Mr. Hoban: I raised this question directly with Hampshire county council. It would like to provide additional schools, and it has dealt with the issue of school places by expanding Brookfield school. However, there is no capacity in the capital programme—and the amount that it is allowed to borrow from the Government—for building a new secondary school. There is a real problem there that is not addressed simply by expanding existing schools.

Ms Keeble: In other local education authority areas, including areas in which the population is growing, the LEA is able to make proper provision for the education of the children by providing new schools. Obviously, it is not up to my Department to determine those matters, but there is a whole range of measures that local authorities can use to consider options for financing. It is well within the means of a local education authority to plan for the proper education of the children and to ensure that the proper facilities are there. Understandably, in some areas the population grows and in others it shrinks, so that the LEAs have to make arrangements for taking out surplus school places, but that is up to the discretion and the proper decision making of the local education authority.

The hon. Gentleman also raised the issue of transport infrastructure. As he will know, we have introduced local transport plans that take a broader, more holistic view of planning for transport. These plans are expected to be consistent with land-use planning policies and should take account of new development. A major element of the Hampshire local transport plan is the proposed light rapid transit system linking Portsmouth with Fareham, via Gosport. Earlier this year, the Government announced local transport plan funding and Transport and Works Act 1992 powers for the scheme. This will reduce traffic congestion, improve access to the Gosport and Portsmouth peninsulas, and boost the regeneration of those areas.

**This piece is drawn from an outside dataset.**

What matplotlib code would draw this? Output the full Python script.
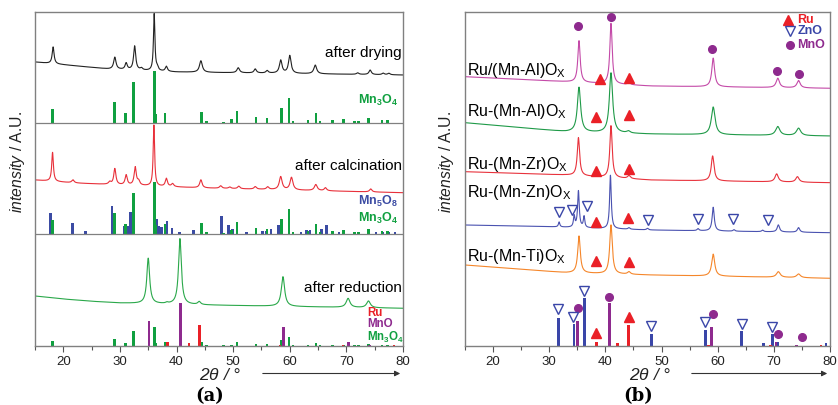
import numpy as np
import matplotlib
matplotlib.use("Agg")
import matplotlib.pyplot as plt

plt.rcParams["font.family"] = ["Liberation Sans", "DejaVu Sans"]
plt.rcParams["mathtext.fontset"] = "custom"
plt.rcParams["mathtext.rm"] = "Liberation Sans"
plt.rcParams["mathtext.it"] = "Liberation Sans:italic"
plt.rcParams["mathtext.bf"] = "Liberation Sans:bold"

# ---------------- reference patterns (stick positions, heights) ----------------
mn3o4_pos = [18.1, 29.0, 31.0, 32.4, 36.1, 36.4, 38.0, 44.4, 45.3, 48.3, 49.7, 50.7, 54.0,
             56.0, 58.5, 59.9, 60.6, 63.2, 64.6, 65.3, 67.5, 69.5, 71.4, 72.1, 73.9, 76.3, 77.3]
mn3o4_int = [14, 20.7, 9.7, 40.7, 52.3, 8.7, 10.3, 11.3, 2, 1.5, 4, 12, 6,
             5.3, 15.3, 25.3, 2.3, 2.7, 9.7, 2, 2.7, 3.7, 2, 2, 5, 3, 3]
mn5o8_pos = [17.7, 21.6, 23.9, 28.6, 30.7, 31.3, 31.9, 36.5, 36.9, 37.3, 38.3, 39.2, 40.5,
             43.0, 47.9, 49.2, 49.9, 52.4, 55.2, 55.9, 56.7, 58.0, 62.0, 63.0, 63.6, 65.6,
             66.5, 67.5, 68.7, 75.2, 76.4, 77.5, 78.6]
mn5o8_int = [21, 11, 3.3, 27.7, 8.3, 8.3, 21.7, 15, 7.7, 6.7, 13.3, 6, 2,
             4.3, 18.3, 9.3, 5, 2, 3.3, 3.3, 5, 9.3, 2, 4.3, 4.3, 5,
             9.3, 3.3, 2, 2, 2, 2, 2]
mno_pos = [35.1, 40.7, 58.9, 70.4, 74.1]
mno_int = [25.5, 43.5, 19.5, 4.5, 1.5]
ru_pos = [38.4, 42.2, 44.1, 58.3, 69.4, 78.4]
ru_int = [4.3, 3.2, 21, 1, 1, 1]
zno_pos = [31.6, 34.4, 36.3, 48.2, 57.8, 64.3, 68.1, 69.7, 70.6, 79.3]
zno_int = [27.7, 22, 47.7, 12, 16.3, 15, 3.3, 12, 4, 3.3]

# ---------------- measured patterns (panel a) ----------------
# baseline knots (2theta, level) and peaks (position, height, fwhm)
dry_bx = [15, 28, 40, 60, 80]
dry_by = [284, 277, 274, 272.5, 271]
dry_pk = [18.2, 29.1, 31.1, 32.6, 33.8, 36.05, 36.6, 38.2, 44.3, 50.9, 53.9, 56.0,
          58.4, 60.0, 64.5, 72.0, 74.2, 76.5, 77.5]
dry_h = [16.8, 12, 6.5, 24, 2, 57, 3, 5, 11.5, 5, 4, 2.5,
         13, 17.8, 8.7, 1.5, 4.5, 1.5, 1.5]
dry_w = [0.4, 0.5, 0.45, 0.45, 0.5, 0.3, 0.4, 0.45, 0.6, 0.55, 0.5, 0.5,
         0.55, 0.55, 0.6, 0.5, 0.5, 0.5, 0.5]

cal_bx = [15, 22, 30, 45, 60, 80]
cal_by = [166, 163, 161, 158, 156, 153.3]
cal_pk = [18.1, 21.7, 28.2, 29.1, 31.1, 32.7, 33.3, 36.0, 38.2, 39.3, 44.3, 47.8, 49.4,
          51.0, 53.9, 56.1, 58.4, 60.3, 64.6, 66.3, 74.3]
cal_h = [29, 3, 2.5, 16, 10, 18, 4, 61, 8, 3, 8, 2.5, 1.5,
         2.5, 2.5, 2.5, 13, 12.5, 6, 3, 3]
cal_w = [0.35, 0.5, 0.5, 0.45, 0.45, 0.45, 0.5, 0.3, 0.45, 0.5, 0.5, 0.5, 0.5,
         0.5, 0.5, 0.5, 0.6, 0.6, 0.6, 0.5, 0.5]

red_bx = [15, 20, 25, 30, 35, 45, 60, 80]
red_by = [50, 47, 44.7, 43, 42.3, 41, 39.5, 37.7]
red_pk = [35.0, 38.3, 40.6, 44.0, 58.8, 70.3, 73.9]
red_h = [45.4, 1, 65.7, 3, 29.7, 9, 6.7]
red_w = [0.6, 0.5, 0.6, 0.6, 0.7, 0.8, 0.8]

# ---------------- measured patterns (panel b) ----------------
mal1_bx = [15, 33, 48, 80]
mal1_by = [269.3, 264.3, 260, 257.7]
mal1_pk = [35.3, 41.0, 44.2, 59.2, 70.7, 74.4]
mal1_h = [41.6, 60.7, 2, 28.7, 9.4, 7.3]
mal1_w = [0.5, 0.5, 0.6, 0.6, 0.7, 0.7]

mal2_bx = [15, 33, 48, 80]
mal2_by = [223.3, 214.3, 212, 210]
mal2_pk = [35.3, 41.0, 44.1, 59.2, 70.7, 74.4]
mal2_h = [44.7, 60, 2, 27.7, 8.8, 7.4]
mal2_w = [0.7, 0.7, 0.7, 0.8, 0.9, 0.9]

mzr_bx = [15, 33, 48, 80]
mzr_by = [174.3, 171, 166, 163.3]
mzr_pk = [35.2, 41.0, 44.2, 59.1, 70.5, 74.2]
mzr_h = [38, 52, 3, 25, 8, 5.5]
mzr_w = [0.5, 0.5, 0.6, 0.6, 0.7, 0.7]

mzn_bx = [15, 30, 48, 80]
mzn_by = [121, 119.3, 116, 113.3]
mzn_pk = [31.76, 34.44, 35.2, 36.2, 40.9, 44.2, 47.5, 56.5, 59.2, 62.9, 68.0, 70.8, 74.4]
mzn_h = [5, 11, 36.5, 11, 53.5, 1.5, 1.5, 2, 23.7, 1.5, 1.5, 7, 4.6]
mzn_w = [0.3, 0.3, 0.35, 0.3, 0.35, 0.4, 0.4, 0.4, 0.45, 0.4, 0.4, 0.5, 0.5]

mti_bx = [15, 33, 48, 65, 80]
mti_by = [81, 73.3, 71, 69.3, 67.7]
mti_pk = [35.3, 41.0, 44.2, 59.2, 70.8, 74.4]
mti_h = [37, 49, 2.5, 22, 5.6, 3.7]
mti_w = [0.55, 0.55, 0.6, 0.65, 0.8, 0.8]

# marker positions above the curves
ru_mk_x = [39.0, 44.2, 38.4, 44.2, 38.4, 44.2, 38.4, 43.96, 38.4, 44.2, 38.4, 44.25]
ru_mk_y = [267, 267.7, 228.7, 231, 175, 176.7, 124.3, 128.3, 85.3, 84.3, 13.3, 28.7]
mno_mk_x = [35.15, 41.0, 59.0, 70.6, 74.4, 35.04, 40.7, 59.2, 70.8, 75.1]
mno_mk_y = [320, 329.3, 296.7, 275.3, 272, 38.3, 49.3, 31.7, 12, 9.3]
zno_mk_x = [31.76, 34.1, 36.65, 47.5, 56.5, 62.8, 68.9, 31.6, 34.3, 36.2, 48.1, 57.8, 64.3, 69.6]
zno_mk_y = [134.3, 136, 140, 126, 126.7, 126.7, 126, 36.7, 29.3, 55, 20.3, 24.3, 22, 19.3]

sample_labels = [r"Ru/(Mn-Al)O$_\mathregular{X}$", r"Ru-(Mn-Al)O$_\mathregular{X}$",
                 r"Ru-(Mn-Zr)O$_\mathregular{X}$", r"Ru-(Mn-Zn)O$_\mathregular{X}$",
                 r"Ru-(Mn-Ti)O$_\mathregular{X}$"]
sample_label_y = [271, 230, 177, 149.5, 84.5]

c_mn3o4 = "#10a040"
c_mn5o8 = "#3b4ba3"
c_mno = "#8e2a8e"
c_ru = "#ea2027"
c_zno = "#3a46a8"

x = np.linspace(15, 80, 4000)


def pattern(bx, by, pk, h, w):
    y = np.interp(x, bx, by)
    for p, a, f in zip(pk, h, w):
        y = y + a / (1 + ((x - p) / (f / 2)) ** 2)
    return y


def style_axes(ax):
    ax.set_xlim(15, 80)
    ax.set_ylim(0, 334)
    ax.set_yticks([])
    ax.set_xticks(range(20, 81, 10))
    ax.set_xticks(range(15, 80, 10), minor=True)
    ax.tick_params(axis="x", which="both", direction="out", colors="#555555",
                   labelcolor="#222222", labelsize=9.5, width=0.8)
    ax.tick_params(axis="x", which="major", length=4)
    ax.tick_params(axis="x", which="minor", length=3)
    for s in ax.spines.values():
        s.set_color("#808080")
        s.set_linewidth(1.0)


fig = plt.figure(figsize=(8.38, 4.05), dpi=100)

# ======================= panel (a) =======================
ax = fig.add_axes([35 / 838, 59 / 405, 368 / 838, 334 / 405])
style_axes(ax)
ax.axhline(223, color="#808080", lw=0.9)
ax.axhline(112, color="#808080", lw=0.9)

ax.plot(x, pattern(dry_bx, dry_by, dry_pk, dry_h, dry_w), color="#222222", lw=0.8)
ax.plot(x, pattern(cal_bx, cal_by, cal_pk, cal_h, cal_w), color="#e8303a", lw=0.8)
ax.plot(x, pattern(red_bx, red_by, red_pk, red_h, red_w), color="#2aa84a", lw=0.8)

ax.bar(mn3o4_pos, mn3o4_int, width=0.45, bottom=223, color=c_mn3o4)
ax.bar(mn5o8_pos, mn5o8_int, width=0.45, bottom=112, color=c_mn5o8)
ax.bar(mn3o4_pos, mn3o4_int, width=0.45, bottom=112, color=c_mn3o4)
ax.bar(mn3o4_pos, np.array(mn3o4_int) * 0.36, width=0.45, color=c_mn3o4)
ax.bar(mno_pos, mno_int, width=0.45, color=c_mno)
ax.bar(ru_pos, ru_int, width=0.45, color=c_ru)

ax.text(79.8, 293, "after drying", ha="right", va="center", fontsize=11)
ax.text(79.8, 180, "after calcination", ha="right", va="center", fontsize=11)
ax.text(79.8, 58, "after reduction", ha="right", va="center", fontsize=11)
ax.text(79.2, 246, r"$\mathbf{Mn_3O_4}$", ha="right", va="center", fontsize=9, color=c_mn3o4)
ax.text(79.1, 145, r"$\mathbf{Mn_5O_8}$", ha="right", va="center", fontsize=9, color=c_mn5o8)
ax.text(79.1, 128, r"$\mathbf{Mn_3O_4}$", ha="right", va="center", fontsize=9, color=c_mn3o4)
ax.text(73.6, 33, "Ru", ha="left", va="center", fontsize=8.3, color=c_ru, fontweight="bold")
ax.text(73.6, 22.3, "MnO", ha="left", va="center", fontsize=8.3, color=c_mno, fontweight="bold")
ax.text(73.6, 8.5, r"$\mathbf{Mn_3O_4}$", ha="left", va="center", fontsize=8.3, color=c_mn3o4)

# ======================= panel (b) =======================
bx_ = fig.add_axes([465 / 838, 59 / 405, 365 / 838, 334 / 405])
style_axes(bx_)

bx_.plot(x, pattern(mal1_bx, mal1_by, mal1_pk, mal1_h, mal1_w), color="#c44aa8", lw=0.8)
bx_.plot(x, pattern(mal2_bx, mal2_by, mal2_pk, mal2_h, mal2_w), color="#1f9a48", lw=0.8)
bx_.plot(x, pattern(mzr_bx, mzr_by, mzr_pk, mzr_h, mzr_w), color="#e8323c", lw=0.8)
bx_.plot(x, pattern(mzn_bx, mzn_by, mzn_pk, mzn_h, mzn_w), color="#4a52b0", lw=0.8)
bx_.plot(x, pattern(mti_bx, mti_by, mti_pk, mti_h, mti_w), color="#f5862a", lw=0.8)

bx_.bar(zno_pos, zno_int, width=0.5, color=c_zno)
bx_.bar(mno_pos, mno_int, width=0.5, color=c_mno)
bx_.bar(ru_pos, ru_int, width=0.5, color=c_ru)

bx_.plot(ru_mk_x, ru_mk_y, ls="none", marker="^", ms=7.5, color=c_ru)
bx_.plot(mno_mk_x, mno_mk_y, ls="none", marker="o", ms=5.5, color=c_mno)
bx_.plot(zno_mk_x, zno_mk_y, ls="none", marker="v", ms=7.5, mfc="white", mec=c_zno, mew=1.0)

for lab, ly in zip(sample_labels, sample_label_y):
    bx_.text(15.3, ly, lab, ha="left", va="baseline", fontsize=11.5)

# legend
bx_.plot([72.6], [326], ls="none", marker="^", ms=7.5, color=c_ru)
bx_.plot([72.9], [315.3], ls="none", marker="v", ms=7.5, mfc="white", mec=c_zno, mew=1.0)
bx_.plot([72.8], [301], ls="none", marker="o", ms=5.5, color=c_mno)
bx_.text(74.2, 326, "Ru", ha="left", va="center", fontsize=9, fontweight="bold", color=c_ru)
bx_.text(74.2, 315.3, "ZnO", ha="left", va="center", fontsize=9, fontweight="bold", color=c_zno)
bx_.text(74.2, 301, "MnO", ha="left", va="center", fontsize=9, fontweight="bold", color=c_mno)

# ======================= axis texts =======================
for xc in (18 / 838, 446 / 838):
    fig.text(xc, (405 - 162.5) / 405, r"$\mathit{intensity}$ / A.U.", rotation=90,
             ha="center", va="center", fontsize=11.3, color="#222222")

for xc, x0, x1, lab, xl in ((220, 260, 403, "(a)", 210), (650, 689, 830, "(b)", 638)):
    fig.text(xc / 838, 1 - 375 / 405, r"2$\mathit{\theta}$ / °", ha="center", va="center",
             fontsize=12.5, style="italic", color="#222222")
    fig.add_artist(matplotlib.patches.FancyArrowPatch(
        (x0 / 838, 1 - 373.5 / 405), (x1 / 838, 1 - 373.5 / 405),
        transform=fig.transFigure, arrowstyle="-|>", mutation_scale=8,
        color="#333333", lw=0.8))
    fig.text(xl / 838, 1 - 396 / 405, lab, ha="center", va="center", fontsize=13,
             family="DejaVu Serif", fontweight="bold")

fig.savefig("out.png", dpi=100)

As part of our review of the planning system we will be looking at planning agreements. These are often used to enable improvements to local infrastructure. We will ask whether they should cover a wider range of benefits for the community or whether they should incorporate a system of impact fees designed to reflect the full environmental costs that a development generates.

Mr. Peter Viggers (Gosport): We are happy that the light rapid transit system was announced immediately before the election. However, there is widespread suspicion that, having been delayed for some time—and the announcement having been made just before the election—the plans may drift sideways and that nothing much will happen until just before the next election, when perhaps the LRT will be reannounced. Can the Minister give me some reassurance on this point?